— START OF Available data —

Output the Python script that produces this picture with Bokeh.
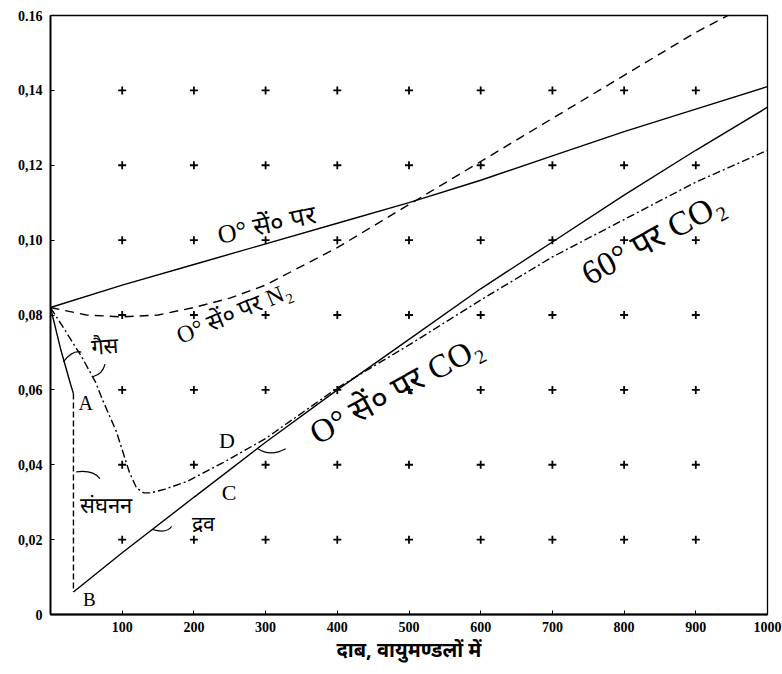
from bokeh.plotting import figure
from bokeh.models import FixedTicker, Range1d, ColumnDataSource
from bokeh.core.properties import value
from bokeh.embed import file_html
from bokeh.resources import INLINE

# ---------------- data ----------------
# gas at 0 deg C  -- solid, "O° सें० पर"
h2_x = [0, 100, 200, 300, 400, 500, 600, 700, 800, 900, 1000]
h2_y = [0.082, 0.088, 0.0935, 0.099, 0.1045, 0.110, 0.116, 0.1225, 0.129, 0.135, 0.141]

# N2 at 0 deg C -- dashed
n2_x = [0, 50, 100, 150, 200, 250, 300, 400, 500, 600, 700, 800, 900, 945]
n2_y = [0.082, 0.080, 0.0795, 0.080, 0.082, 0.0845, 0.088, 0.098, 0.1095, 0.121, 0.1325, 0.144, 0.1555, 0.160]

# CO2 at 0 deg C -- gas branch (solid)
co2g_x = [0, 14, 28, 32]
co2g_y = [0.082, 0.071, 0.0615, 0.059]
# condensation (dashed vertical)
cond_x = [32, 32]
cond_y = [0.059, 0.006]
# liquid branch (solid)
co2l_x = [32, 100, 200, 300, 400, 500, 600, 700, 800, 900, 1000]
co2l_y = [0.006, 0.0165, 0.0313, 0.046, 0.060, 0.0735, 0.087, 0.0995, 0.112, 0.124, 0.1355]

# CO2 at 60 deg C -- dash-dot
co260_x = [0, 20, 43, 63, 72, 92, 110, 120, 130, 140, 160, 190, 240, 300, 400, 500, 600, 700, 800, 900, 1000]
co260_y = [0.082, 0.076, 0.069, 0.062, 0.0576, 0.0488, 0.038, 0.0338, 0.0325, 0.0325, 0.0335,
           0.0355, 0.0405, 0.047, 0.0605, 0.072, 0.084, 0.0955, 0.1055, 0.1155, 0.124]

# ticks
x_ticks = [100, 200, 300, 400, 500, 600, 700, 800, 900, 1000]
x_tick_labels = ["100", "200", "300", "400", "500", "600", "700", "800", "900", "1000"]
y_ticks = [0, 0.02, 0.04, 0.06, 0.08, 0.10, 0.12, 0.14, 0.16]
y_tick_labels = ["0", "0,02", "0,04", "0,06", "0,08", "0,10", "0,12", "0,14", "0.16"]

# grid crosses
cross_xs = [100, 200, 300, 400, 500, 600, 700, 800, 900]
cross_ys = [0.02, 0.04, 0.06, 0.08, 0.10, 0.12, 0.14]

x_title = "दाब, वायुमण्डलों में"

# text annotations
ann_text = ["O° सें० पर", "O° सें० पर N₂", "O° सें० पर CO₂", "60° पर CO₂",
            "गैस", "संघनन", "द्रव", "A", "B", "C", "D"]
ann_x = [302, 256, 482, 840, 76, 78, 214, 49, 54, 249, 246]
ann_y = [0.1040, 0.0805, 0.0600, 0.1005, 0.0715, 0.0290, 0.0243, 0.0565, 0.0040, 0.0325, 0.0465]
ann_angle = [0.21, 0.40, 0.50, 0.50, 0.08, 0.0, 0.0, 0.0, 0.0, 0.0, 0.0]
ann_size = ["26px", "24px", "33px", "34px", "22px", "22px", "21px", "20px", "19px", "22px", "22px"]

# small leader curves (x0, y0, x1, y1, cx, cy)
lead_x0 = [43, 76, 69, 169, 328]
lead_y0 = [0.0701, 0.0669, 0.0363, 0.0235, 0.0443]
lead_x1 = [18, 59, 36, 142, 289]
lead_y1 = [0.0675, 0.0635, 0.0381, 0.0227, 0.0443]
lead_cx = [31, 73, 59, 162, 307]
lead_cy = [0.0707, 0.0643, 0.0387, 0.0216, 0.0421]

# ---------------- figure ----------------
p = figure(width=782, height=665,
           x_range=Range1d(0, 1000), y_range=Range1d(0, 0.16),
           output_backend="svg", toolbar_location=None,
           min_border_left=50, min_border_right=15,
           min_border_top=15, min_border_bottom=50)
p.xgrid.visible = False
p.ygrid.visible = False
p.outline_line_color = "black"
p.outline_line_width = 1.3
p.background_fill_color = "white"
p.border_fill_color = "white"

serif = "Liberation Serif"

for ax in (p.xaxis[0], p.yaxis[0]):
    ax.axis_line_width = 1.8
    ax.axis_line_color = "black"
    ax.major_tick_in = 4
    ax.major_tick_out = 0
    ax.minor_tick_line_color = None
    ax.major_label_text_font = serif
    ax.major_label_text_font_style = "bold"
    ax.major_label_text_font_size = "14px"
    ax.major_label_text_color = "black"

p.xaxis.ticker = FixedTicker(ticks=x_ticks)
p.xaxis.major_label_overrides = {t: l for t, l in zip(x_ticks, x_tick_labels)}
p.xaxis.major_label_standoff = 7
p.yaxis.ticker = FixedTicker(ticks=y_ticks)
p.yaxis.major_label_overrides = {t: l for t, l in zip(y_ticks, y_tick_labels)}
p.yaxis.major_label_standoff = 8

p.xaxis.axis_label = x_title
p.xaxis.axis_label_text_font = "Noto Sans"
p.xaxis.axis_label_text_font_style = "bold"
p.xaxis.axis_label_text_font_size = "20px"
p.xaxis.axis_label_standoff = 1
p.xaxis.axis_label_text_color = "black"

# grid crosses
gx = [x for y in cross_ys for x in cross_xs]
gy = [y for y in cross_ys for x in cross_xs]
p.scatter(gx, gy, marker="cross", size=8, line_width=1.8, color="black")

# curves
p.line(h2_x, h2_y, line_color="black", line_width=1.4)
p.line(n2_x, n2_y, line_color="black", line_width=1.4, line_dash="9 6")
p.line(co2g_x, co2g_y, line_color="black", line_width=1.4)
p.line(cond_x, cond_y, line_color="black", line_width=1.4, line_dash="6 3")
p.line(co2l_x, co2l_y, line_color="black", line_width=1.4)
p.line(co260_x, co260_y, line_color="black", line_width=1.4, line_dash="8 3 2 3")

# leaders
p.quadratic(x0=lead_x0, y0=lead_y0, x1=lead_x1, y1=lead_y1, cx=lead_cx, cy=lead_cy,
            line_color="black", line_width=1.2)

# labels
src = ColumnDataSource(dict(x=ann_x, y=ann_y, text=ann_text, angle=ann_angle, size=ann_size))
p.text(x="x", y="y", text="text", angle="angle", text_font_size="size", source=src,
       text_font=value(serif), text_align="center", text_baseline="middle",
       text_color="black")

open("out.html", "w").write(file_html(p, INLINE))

— END OF Available data —

#### Exercise goal:
All of the material above is to be copied exactly, except for its images.

#### Task result:
Output the Python script that produces this picture with Bokeh.
from bokeh.plotting import figure
from bokeh.models import FixedTicker, Range1d, ColumnDataSource
from bokeh.core.properties import value
from bokeh.embed import file_html
from bokeh.resources import INLINE

# ---------------- data ----------------
# gas at 0 deg C  -- solid, "O° सें० पर"
h2_x = [0, 100, 200, 300, 400, 500, 600, 700, 800, 900, 1000]
h2_y = [0.082, 0.088, 0.0935, 0.099, 0.1045, 0.110, 0.116, 0.1225, 0.129, 0.135, 0.141]

# N2 at 0 deg C -- dashed
n2_x = [0, 50, 100, 150, 200, 250, 300, 400, 500, 600, 700, 800, 900, 945]
n2_y = [0.082, 0.080, 0.0795, 0.080, 0.082, 0.0845, 0.088, 0.098, 0.1095, 0.121, 0.1325, 0.144, 0.1555, 0.160]

# CO2 at 0 deg C -- gas branch (solid)
co2g_x = [0, 14, 28, 32]
co2g_y = [0.082, 0.071, 0.0615, 0.059]
# condensation (dashed vertical)
cond_x = [32, 32]
cond_y = [0.059, 0.006]
# liquid branch (solid)
co2l_x = [32, 100, 200, 300, 400, 500, 600, 700, 800, 900, 1000]
co2l_y = [0.006, 0.0165, 0.0313, 0.046, 0.060, 0.0735, 0.087, 0.0995, 0.112, 0.124, 0.1355]

# CO2 at 60 deg C -- dash-dot
co260_x = [0, 20, 43, 63, 72, 92, 110, 120, 130, 140, 160, 190, 240, 300, 400, 500, 600, 700, 800, 900, 1000]
co260_y = [0.082, 0.076, 0.069, 0.062, 0.0576, 0.0488, 0.038, 0.0338, 0.0325, 0.0325, 0.0335,
           0.0355, 0.0405, 0.047, 0.0605, 0.072, 0.084, 0.0955, 0.1055, 0.1155, 0.124]

# ticks
x_ticks = [100, 200, 300, 400, 500, 600, 700, 800, 900, 1000]
x_tick_labels = ["100", "200", "300", "400", "500", "600", "700", "800", "900", "1000"]
y_ticks = [0, 0.02, 0.04, 0.06, 0.08, 0.10, 0.12, 0.14, 0.16]
y_tick_labels = ["0", "0,02", "0,04", "0,06", "0,08", "0,10", "0,12", "0,14", "0.16"]

# grid crosses
cross_xs = [100, 200, 300, 400, 500, 600, 700, 800, 900]
cross_ys = [0.02, 0.04, 0.06, 0.08, 0.10, 0.12, 0.14]

x_title = "दाब, वायुमण्डलों में"

# text annotations
ann_text = ["O° सें० पर", "O° सें० पर N₂", "O° सें० पर CO₂", "60° पर CO₂",
            "गैस", "संघनन", "द्रव", "A", "B", "C", "D"]
ann_x = [302, 256, 482, 840, 76, 78, 214, 49, 54, 249, 246]
ann_y = [0.1040, 0.0805, 0.0600, 0.1005, 0.0715, 0.0290, 0.0243, 0.0565, 0.0040, 0.0325, 0.0465]
ann_angle = [0.21, 0.40, 0.50, 0.50, 0.08, 0.0, 0.0, 0.0, 0.0, 0.0, 0.0]
ann_size = ["26px", "24px", "33px", "34px", "22px", "22px", "21px", "20px", "19px", "22px", "22px"]

# small leader curves (x0, y0, x1, y1, cx, cy)
lead_x0 = [43, 76, 69, 169, 328]
lead_y0 = [0.0701, 0.0669, 0.0363, 0.0235, 0.0443]
lead_x1 = [18, 59, 36, 142, 289]
lead_y1 = [0.0675, 0.0635, 0.0381, 0.0227, 0.0443]
lead_cx = [31, 73, 59, 162, 307]
lead_cy = [0.0707, 0.0643, 0.0387, 0.0216, 0.0421]

# ---------------- figure ----------------
p = figure(width=782, height=665,
           x_range=Range1d(0, 1000), y_range=Range1d(0, 0.16),
           output_backend="svg", toolbar_location=None,
           min_border_left=50, min_border_right=15,
           min_border_top=15, min_border_bottom=50)
p.xgrid.visible = False
p.ygrid.visible = False
p.outline_line_color = "black"
p.outline_line_width = 1.3
p.background_fill_color = "white"
p.border_fill_color = "white"

serif = "Liberation Serif"

for ax in (p.xaxis[0], p.yaxis[0]):
    ax.axis_line_width = 1.8
    ax.axis_line_color = "black"
    ax.major_tick_in = 4
    ax.major_tick_out = 0
    ax.minor_tick_line_color = None
    ax.major_label_text_font = serif
    ax.major_label_text_font_style = "bold"
    ax.major_label_text_font_size = "14px"
    ax.major_label_text_color = "black"

p.xaxis.ticker = FixedTicker(ticks=x_ticks)
p.xaxis.major_label_overrides = {t: l for t, l in zip(x_ticks, x_tick_labels)}
p.xaxis.major_label_standoff = 7
p.yaxis.ticker = FixedTicker(ticks=y_ticks)
p.yaxis.major_label_overrides = {t: l for t, l in zip(y_ticks, y_tick_labels)}
p.yaxis.major_label_standoff = 8

p.xaxis.axis_label = x_title
p.xaxis.axis_label_text_font = "Noto Sans"
p.xaxis.axis_label_text_font_style = "bold"
p.xaxis.axis_label_text_font_size = "20px"
p.xaxis.axis_label_standoff = 1
p.xaxis.axis_label_text_color = "black"

# grid crosses
gx = [x for y in cross_ys for x in cross_xs]
gy = [y for y in cross_ys for x in cross_xs]
p.scatter(gx, gy, marker="cross", size=8, line_width=1.8, color="black")

# curves
p.line(h2_x, h2_y, line_color="black", line_width=1.4)
p.line(n2_x, n2_y, line_color="black", line_width=1.4, line_dash="9 6")
p.line(co2g_x, co2g_y, line_color="black", line_width=1.4)
p.line(cond_x, cond_y, line_color="black", line_width=1.4, line_dash="6 3")
p.line(co2l_x, co2l_y, line_color="black", line_width=1.4)
p.line(co260_x, co260_y, line_color="black", line_width=1.4, line_dash="8 3 2 3")

# leaders
p.quadratic(x0=lead_x0, y0=lead_y0, x1=lead_x1, y1=lead_y1, cx=lead_cx, cy=lead_cy,
            line_color="black", line_width=1.2)

# labels
src = ColumnDataSource(dict(x=ann_x, y=ann_y, text=ann_text, angle=ann_angle, size=ann_size))
p.text(x="x", y="y", text="text", angle="angle", text_font_size="size", source=src,
       text_font=value(serif), text_align="center", text_baseline="middle",
       text_color="black")

open("out.html", "w").write(file_html(p, INLINE))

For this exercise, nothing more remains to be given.